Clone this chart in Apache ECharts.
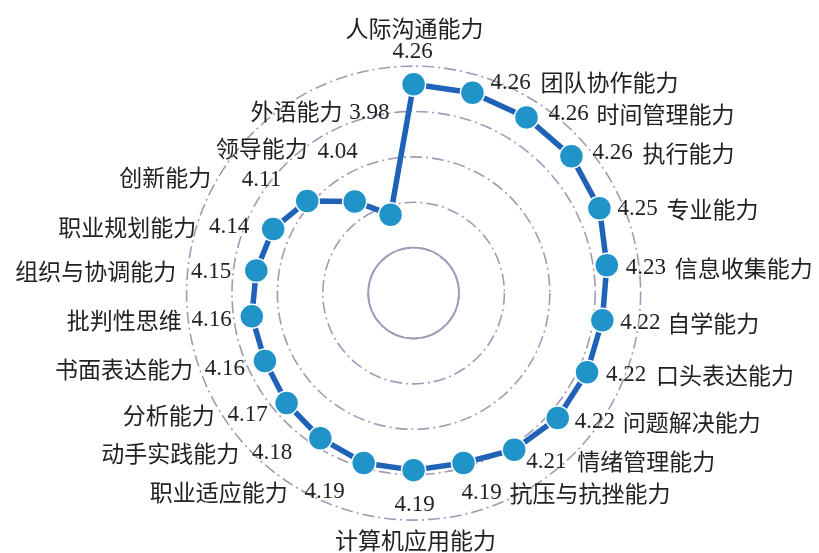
<!DOCTYPE html>
<html><head><meta charset="utf-8">
<script src="https://cdn.jsdelivr.net/npm/echarts@6/dist/echarts.min.js"></script>
<style>html,body{margin:0;padding:0;background:#fff}#c{width:819px;height:553px}</style>
</head><body><div id="c"></div>
<script>
const abilities = ['人际沟通能力','团队协作能力','时间管理能力','执行能力','专业能力','信息收集能力','自学能力','口头表达能力','问题解决能力','情绪管理能力','抗压与抗挫能力','计算机应用能力','职业适应能力','动手实践能力','分析能力','书面表达能力','批判性思维','组织与协调能力','职业规划能力','创新能力','领导能力','外语能力'];
const scores = [4.26,4.26,4.26,4.26,4.25,4.23,4.22,4.22,4.22,4.21,4.19,4.19,4.19,4.18,4.17,4.16,4.16,4.15,4.14,4.11,4.04,3.98];
const scaleMin = 3.8, scaleMax = 4.3, scaleStep = 0.1;

// label layout relative to each point: [align, dx, dy]
const valuePlace = [
  ['center',-1,-32],['left',18,-10],['left',22,-3],['left',21,-3],['left',18,1],['left',19,3],
  ['left',18,3],['left',19,3],['left',17,4],['left',12,12],['left',-2,30],['center',1,35],
  ['right',-19,29],['right',-28,15],['right',-19,12],['right',-20,8],['right',-20,4],
  ['right',-25,1],['right',-24,-2],['right',-26,-21],['right',3,-49],['right',-1,-102]
];
const namePlace = [
  ['center',1,-56],['left',68,-10],['left',70,-3],['left',71,-3],['left',67,1],['left',68,3],
  ['left',65,3],['left',69,3],['left',65,4],['left',63,12],['left',46,30],['center',2,70],
  ['right',-76,29],['right',-81,15],['right',-72,12],['right',-72,8],['right',-70,4],
  ['right',-80,1],['right',-77,-2],['right',-96,-24],['right',-47,-53],['right',-48,-103]
];

const n = abilities.length;
const ringColor = '#9c9cb6';
const valueFont = {fontFamily:'Liberation Serif', fontSize:23, color:'#222'};
const nameFont = {fontFamily:'Noto Sans CJK SC', fontSize:23, color:'#222'};

const lineData = scores.map((v,i)=>({
  value:[v,i],
  label:Object.assign({show:true, position:'inside', align:valuePlace[i][0], verticalAlign:'middle',
    offset:[valuePlace[i][1], valuePlace[i][2]], formatter: v.toFixed(2)}, valueFont)
}));
lineData.push({value:[scores[0], n], symbol:'none', label:{show:false}});

const nameData = scores.map((v,i)=>({
  value:[v,i],
  label:Object.assign({show:true, position:'inside', align:namePlace[i][0], verticalAlign:'middle',
    offset:[namePlace[i][1], namePlace[i][2]], formatter: abilities[i]}, nameFont)
}));

const hiddenAngle = {axisLine:{show:false}, axisTick:{show:false}, axisLabel:{show:false}, splitLine:{show:false}};

const chart = echarts.init(document.getElementById('c'), null, {renderer:'canvas'});
chart.setOption({
  animation:false,
  backgroundColor:'#fff',
  polar:[
    {center:['50.5%','53%'], radius:227},
    {center:['50.5%','53%'], radius:227/5}
  ],
  angleAxis:[
    Object.assign({polarIndex:0, type:'value', min:0, max:n, startAngle:90, clockwise:true}, hiddenAngle),
    Object.assign({polarIndex:1, type:'value', min:0, max:n, startAngle:90, clockwise:true}, hiddenAngle)
  ],
  radiusAxis:[
    {polarIndex:0, type:'value', min:scaleMin, max:scaleMax, interval:scaleStep,
     axisLine:{show:false}, axisTick:{show:false}, axisLabel:{show:false},
     splitLine:{show:true, lineStyle:{color:ringColor, width:1.6, type:[12,4,2,4]}}},
    {polarIndex:1, type:'value', min:0, max:1, interval:1,
     axisLine:{show:false}, axisTick:{show:false}, axisLabel:{show:false},
     splitLine:{show:true, lineStyle:{color:ringColor, width:1.8, type:'solid'}}}
  ],
  series:[
    {type:'line', coordinateSystem:'polar', polarIndex:0, data:lineData,
     symbol:'circle', symbolSize:24, z:3,
     lineStyle:{color:'#1f62b7', width:5.5},
     itemStyle:{color:'#2094c9', borderColor:'#fff', borderWidth:1.5},
     emphasis:{disabled:true}},
    {type:'line', coordinateSystem:'polar', polarIndex:0, data:nameData,
     symbol:'circle', symbolSize:2, z:4,
     lineStyle:{width:0, opacity:0},
     itemStyle:{color:'rgba(0,0,0,0)', borderWidth:0},
     emphasis:{disabled:true}}
  ]
});
</script>
</body></html>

Given problem: Write out the listing above exactly as it stands, pictures excluded.

Task result:
Clone this chart in Apache ECharts.
<!DOCTYPE html>
<html><head><meta charset="utf-8">
<script src="https://cdn.jsdelivr.net/npm/echarts@6/dist/echarts.min.js"></script>
<style>html,body{margin:0;padding:0;background:#fff}#c{width:819px;height:553px}</style>
</head><body><div id="c"></div>
<script>
const abilities = ['人际沟通能力','团队协作能力','时间管理能力','执行能力','专业能力','信息收集能力','自学能力','口头表达能力','问题解决能力','情绪管理能力','抗压与抗挫能力','计算机应用能力','职业适应能力','动手实践能力','分析能力','书面表达能力','批判性思维','组织与协调能力','职业规划能力','创新能力','领导能力','外语能力'];
const scores = [4.26,4.26,4.26,4.26,4.25,4.23,4.22,4.22,4.22,4.21,4.19,4.19,4.19,4.18,4.17,4.16,4.16,4.15,4.14,4.11,4.04,3.98];
const scaleMin = 3.8, scaleMax = 4.3, scaleStep = 0.1;

// label layout relative to each point: [align, dx, dy]
const valuePlace = [
  ['center',-1,-32],['left',18,-10],['left',22,-3],['left',21,-3],['left',18,1],['left',19,3],
  ['left',18,3],['left',19,3],['left',17,4],['left',12,12],['left',-2,30],['center',1,35],
  ['right',-19,29],['right',-28,15],['right',-19,12],['right',-20,8],['right',-20,4],
  ['right',-25,1],['right',-24,-2],['right',-26,-21],['right',3,-49],['right',-1,-102]
];
const namePlace = [
  ['center',1,-56],['left',68,-10],['left',70,-3],['left',71,-3],['left',67,1],['left',68,3],
  ['left',65,3],['left',69,3],['left',65,4],['left',63,12],['left',46,30],['center',2,70],
  ['right',-76,29],['right',-81,15],['right',-72,12],['right',-72,8],['right',-70,4],
  ['right',-80,1],['right',-77,-2],['right',-96,-24],['right',-47,-53],['right',-48,-103]
];

const n = abilities.length;
const ringColor = '#9c9cb6';
const valueFont = {fontFamily:'Liberation Serif', fontSize:23, color:'#222'};
const nameFont = {fontFamily:'Noto Sans CJK SC', fontSize:23, color:'#222'};

const lineData = scores.map((v,i)=>({
  value:[v,i],
  label:Object.assign({show:true, position:'inside', align:valuePlace[i][0], verticalAlign:'middle',
    offset:[valuePlace[i][1], valuePlace[i][2]], formatter: v.toFixed(2)}, valueFont)
}));
lineData.push({value:[scores[0], n], symbol:'none', label:{show:false}});

const nameData = scores.map((v,i)=>({
  value:[v,i],
  label:Object.assign({show:true, position:'inside', align:namePlace[i][0], verticalAlign:'middle',
    offset:[namePlace[i][1], namePlace[i][2]], formatter: abilities[i]}, nameFont)
}));

const hiddenAngle = {axisLine:{show:false}, axisTick:{show:false}, axisLabel:{show:false}, splitLine:{show:false}};

const chart = echarts.init(document.getElementById('c'), null, {renderer:'canvas'});
chart.setOption({
  animation:false,
  backgroundColor:'#fff',
  polar:[
    {center:['50.5%','53%'], radius:227},
    {center:['50.5%','53%'], radius:227/5}
  ],
  angleAxis:[
    Object.assign({polarIndex:0, type:'value', min:0, max:n, startAngle:90, clockwise:true}, hiddenAngle),
    Object.assign({polarIndex:1, type:'value', min:0, max:n, startAngle:90, clockwise:true}, hiddenAngle)
  ],
  radiusAxis:[
    {polarIndex:0, type:'value', min:scaleMin, max:scaleMax, interval:scaleStep,
     axisLine:{show:false}, axisTick:{show:false}, axisLabel:{show:false},
     splitLine:{show:true, lineStyle:{color:ringColor, width:1.6, type:[12,4,2,4]}}},
    {polarIndex:1, type:'value', min:0, max:1, interval:1,
     axisLine:{show:false}, axisTick:{show:false}, axisLabel:{show:false},
     splitLine:{show:true, lineStyle:{color:ringColor, width:1.8, type:'solid'}}}
  ],
  series:[
    {type:'line', coordinateSystem:'polar', polarIndex:0, data:lineData,
     symbol:'circle', symbolSize:24, z:3,
     lineStyle:{color:'#1f62b7', width:5.5},
     itemStyle:{color:'#2094c9', borderColor:'#fff', borderWidth:1.5},
     emphasis:{disabled:true}},
    {type:'line', coordinateSystem:'polar', polarIndex:0, data:nameData,
     symbol:'circle', symbolSize:2, z:4,
     lineStyle:{width:0, opacity:0},
     itemStyle:{color:'rgba(0,0,0,0)', borderWidth:0},
     emphasis:{disabled:true}}
  ]
});
</script>
</body></html>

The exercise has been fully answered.